--- START Collected material ---

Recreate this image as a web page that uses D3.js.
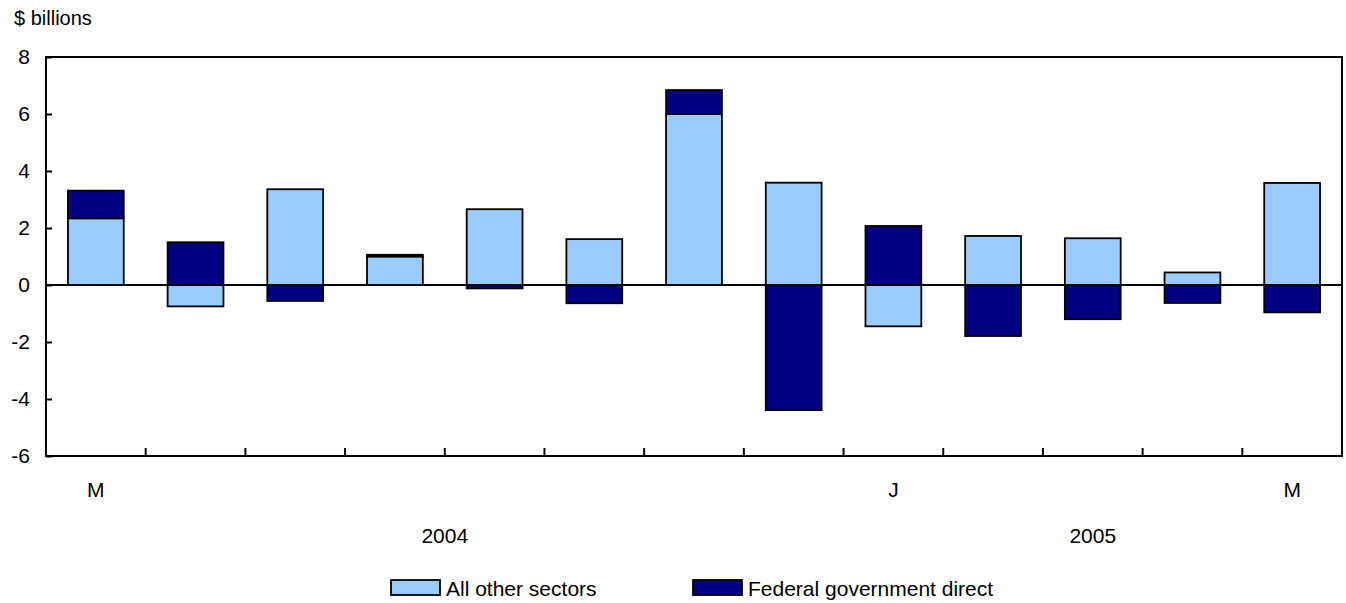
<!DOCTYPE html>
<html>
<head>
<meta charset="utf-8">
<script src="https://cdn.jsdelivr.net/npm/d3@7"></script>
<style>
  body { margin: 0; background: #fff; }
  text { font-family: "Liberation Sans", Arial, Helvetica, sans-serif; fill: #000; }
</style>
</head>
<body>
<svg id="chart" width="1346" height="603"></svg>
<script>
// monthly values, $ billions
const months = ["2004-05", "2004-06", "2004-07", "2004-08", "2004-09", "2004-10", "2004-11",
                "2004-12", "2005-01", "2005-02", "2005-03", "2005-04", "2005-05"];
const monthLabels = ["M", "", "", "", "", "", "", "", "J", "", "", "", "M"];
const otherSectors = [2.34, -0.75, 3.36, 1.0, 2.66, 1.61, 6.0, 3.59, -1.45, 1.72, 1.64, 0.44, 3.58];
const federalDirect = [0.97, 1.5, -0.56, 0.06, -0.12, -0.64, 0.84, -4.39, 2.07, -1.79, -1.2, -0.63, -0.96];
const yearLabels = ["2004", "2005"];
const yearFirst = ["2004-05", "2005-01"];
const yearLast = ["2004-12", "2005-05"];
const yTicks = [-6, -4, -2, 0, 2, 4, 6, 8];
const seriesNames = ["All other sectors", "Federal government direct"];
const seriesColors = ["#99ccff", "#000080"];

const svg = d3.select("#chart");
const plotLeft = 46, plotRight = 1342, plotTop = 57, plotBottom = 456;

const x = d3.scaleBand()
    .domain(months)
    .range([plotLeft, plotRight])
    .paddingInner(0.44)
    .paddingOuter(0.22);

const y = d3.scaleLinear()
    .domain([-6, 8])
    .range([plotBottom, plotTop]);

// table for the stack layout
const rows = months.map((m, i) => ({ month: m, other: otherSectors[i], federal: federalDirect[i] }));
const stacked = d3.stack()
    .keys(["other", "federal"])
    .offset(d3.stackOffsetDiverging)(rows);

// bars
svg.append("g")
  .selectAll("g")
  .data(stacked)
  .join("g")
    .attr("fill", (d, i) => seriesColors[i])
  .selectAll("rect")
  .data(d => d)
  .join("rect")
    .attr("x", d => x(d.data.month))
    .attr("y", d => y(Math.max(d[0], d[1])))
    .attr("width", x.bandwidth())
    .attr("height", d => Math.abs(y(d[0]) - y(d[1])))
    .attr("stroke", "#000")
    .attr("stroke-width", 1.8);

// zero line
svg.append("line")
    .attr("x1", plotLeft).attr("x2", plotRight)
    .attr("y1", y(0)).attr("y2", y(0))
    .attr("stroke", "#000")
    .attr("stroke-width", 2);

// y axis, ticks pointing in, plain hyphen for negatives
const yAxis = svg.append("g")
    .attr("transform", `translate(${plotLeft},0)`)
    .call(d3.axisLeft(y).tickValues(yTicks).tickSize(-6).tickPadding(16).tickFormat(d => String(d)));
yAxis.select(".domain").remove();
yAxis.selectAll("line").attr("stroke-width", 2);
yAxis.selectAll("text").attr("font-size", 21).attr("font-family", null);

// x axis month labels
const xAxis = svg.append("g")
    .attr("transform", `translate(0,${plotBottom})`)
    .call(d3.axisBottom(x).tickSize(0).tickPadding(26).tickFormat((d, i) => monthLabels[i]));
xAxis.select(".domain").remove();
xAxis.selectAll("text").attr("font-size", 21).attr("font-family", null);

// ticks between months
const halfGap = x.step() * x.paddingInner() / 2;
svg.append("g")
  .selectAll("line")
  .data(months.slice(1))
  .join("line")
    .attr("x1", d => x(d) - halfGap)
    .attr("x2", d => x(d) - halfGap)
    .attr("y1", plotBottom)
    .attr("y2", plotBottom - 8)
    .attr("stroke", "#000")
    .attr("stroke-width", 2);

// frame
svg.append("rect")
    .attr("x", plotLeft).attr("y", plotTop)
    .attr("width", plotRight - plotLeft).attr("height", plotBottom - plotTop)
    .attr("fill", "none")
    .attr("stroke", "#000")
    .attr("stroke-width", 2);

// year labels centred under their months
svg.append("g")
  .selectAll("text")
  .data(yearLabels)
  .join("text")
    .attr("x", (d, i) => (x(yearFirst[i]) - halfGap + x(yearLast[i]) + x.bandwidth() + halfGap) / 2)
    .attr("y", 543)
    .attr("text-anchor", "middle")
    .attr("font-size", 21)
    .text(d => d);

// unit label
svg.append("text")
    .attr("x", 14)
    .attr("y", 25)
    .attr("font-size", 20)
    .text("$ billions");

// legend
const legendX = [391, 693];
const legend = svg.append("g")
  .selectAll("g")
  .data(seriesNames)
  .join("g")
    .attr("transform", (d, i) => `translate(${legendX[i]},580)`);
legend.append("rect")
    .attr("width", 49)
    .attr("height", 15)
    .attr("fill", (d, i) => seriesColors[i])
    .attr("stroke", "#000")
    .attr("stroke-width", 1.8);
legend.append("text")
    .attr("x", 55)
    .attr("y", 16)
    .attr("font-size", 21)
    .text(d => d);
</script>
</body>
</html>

--- END Collected material ---

Goal of the exercise>
All the lines above are to be given again exactly as they read, with the pictures removed.

The reply>
Recreate this image as a web page that uses D3.js.
<!DOCTYPE html>
<html>
<head>
<meta charset="utf-8">
<script src="https://cdn.jsdelivr.net/npm/d3@7"></script>
<style>
  body { margin: 0; background: #fff; }
  text { font-family: "Liberation Sans", Arial, Helvetica, sans-serif; fill: #000; }
</style>
</head>
<body>
<svg id="chart" width="1346" height="603"></svg>
<script>
// monthly values, $ billions
const months = ["2004-05", "2004-06", "2004-07", "2004-08", "2004-09", "2004-10", "2004-11",
                "2004-12", "2005-01", "2005-02", "2005-03", "2005-04", "2005-05"];
const monthLabels = ["M", "", "", "", "", "", "", "", "J", "", "", "", "M"];
const otherSectors = [2.34, -0.75, 3.36, 1.0, 2.66, 1.61, 6.0, 3.59, -1.45, 1.72, 1.64, 0.44, 3.58];
const federalDirect = [0.97, 1.5, -0.56, 0.06, -0.12, -0.64, 0.84, -4.39, 2.07, -1.79, -1.2, -0.63, -0.96];
const yearLabels = ["2004", "2005"];
const yearFirst = ["2004-05", "2005-01"];
const yearLast = ["2004-12", "2005-05"];
const yTicks = [-6, -4, -2, 0, 2, 4, 6, 8];
const seriesNames = ["All other sectors", "Federal government direct"];
const seriesColors = ["#99ccff", "#000080"];

const svg = d3.select("#chart");
const plotLeft = 46, plotRight = 1342, plotTop = 57, plotBottom = 456;

const x = d3.scaleBand()
    .domain(months)
    .range([plotLeft, plotRight])
    .paddingInner(0.44)
    .paddingOuter(0.22);

const y = d3.scaleLinear()
    .domain([-6, 8])
    .range([plotBottom, plotTop]);

// table for the stack layout
const rows = months.map((m, i) => ({ month: m, other: otherSectors[i], federal: federalDirect[i] }));
const stacked = d3.stack()
    .keys(["other", "federal"])
    .offset(d3.stackOffsetDiverging)(rows);

// bars
svg.append("g")
  .selectAll("g")
  .data(stacked)
  .join("g")
    .attr("fill", (d, i) => seriesColors[i])
  .selectAll("rect")
  .data(d => d)
  .join("rect")
    .attr("x", d => x(d.data.month))
    .attr("y", d => y(Math.max(d[0], d[1])))
    .attr("width", x.bandwidth())
    .attr("height", d => Math.abs(y(d[0]) - y(d[1])))
    .attr("stroke", "#000")
    .attr("stroke-width", 1.8);

// zero line
svg.append("line")
    .attr("x1", plotLeft).attr("x2", plotRight)
    .attr("y1", y(0)).attr("y2", y(0))
    .attr("stroke", "#000")
    .attr("stroke-width", 2);

// y axis, ticks pointing in, plain hyphen for negatives
const yAxis = svg.append("g")
    .attr("transform", `translate(${plotLeft},0)`)
    .call(d3.axisLeft(y).tickValues(yTicks).tickSize(-6).tickPadding(16).tickFormat(d => String(d)));
yAxis.select(".domain").remove();
yAxis.selectAll("line").attr("stroke-width", 2);
yAxis.selectAll("text").attr("font-size", 21).attr("font-family", null);

// x axis month labels
const xAxis = svg.append("g")
    .attr("transform", `translate(0,${plotBottom})`)
    .call(d3.axisBottom(x).tickSize(0).tickPadding(26).tickFormat((d, i) => monthLabels[i]));
xAxis.select(".domain").remove();
xAxis.selectAll("text").attr("font-size", 21).attr("font-family", null);

// ticks between months
const halfGap = x.step() * x.paddingInner() / 2;
svg.append("g")
  .selectAll("line")
  .data(months.slice(1))
  .join("line")
    .attr("x1", d => x(d) - halfGap)
    .attr("x2", d => x(d) - halfGap)
    .attr("y1", plotBottom)
    .attr("y2", plotBottom - 8)
    .attr("stroke", "#000")
    .attr("stroke-width", 2);

// frame
svg.append("rect")
    .attr("x", plotLeft).attr("y", plotTop)
    .attr("width", plotRight - plotLeft).attr("height", plotBottom - plotTop)
    .attr("fill", "none")
    .attr("stroke", "#000")
    .attr("stroke-width", 2);

// year labels centred under their months
svg.append("g")
  .selectAll("text")
  .data(yearLabels)
  .join("text")
    .attr("x", (d, i) => (x(yearFirst[i]) - halfGap + x(yearLast[i]) + x.bandwidth() + halfGap) / 2)
    .attr("y", 543)
    .attr("text-anchor", "middle")
    .attr("font-size", 21)
    .text(d => d);

// unit label
svg.append("text")
    .attr("x", 14)
    .attr("y", 25)
    .attr("font-size", 20)
    .text("$ billions");

// legend
const legendX = [391, 693];
const legend = svg.append("g")
  .selectAll("g")
  .data(seriesNames)
  .join("g")
    .attr("transform", (d, i) => `translate(${legendX[i]},580)`);
legend.append("rect")
    .attr("width", 49)
    .attr("height", 15)
    .attr("fill", (d, i) => seriesColors[i])
    .attr("stroke", "#000")
    .attr("stroke-width", 1.8);
legend.append("text")
    .attr("x", 55)
    .attr("y", 16)
    .attr("font-size", 21)
    .text(d => d);
</script>
</body>
</html>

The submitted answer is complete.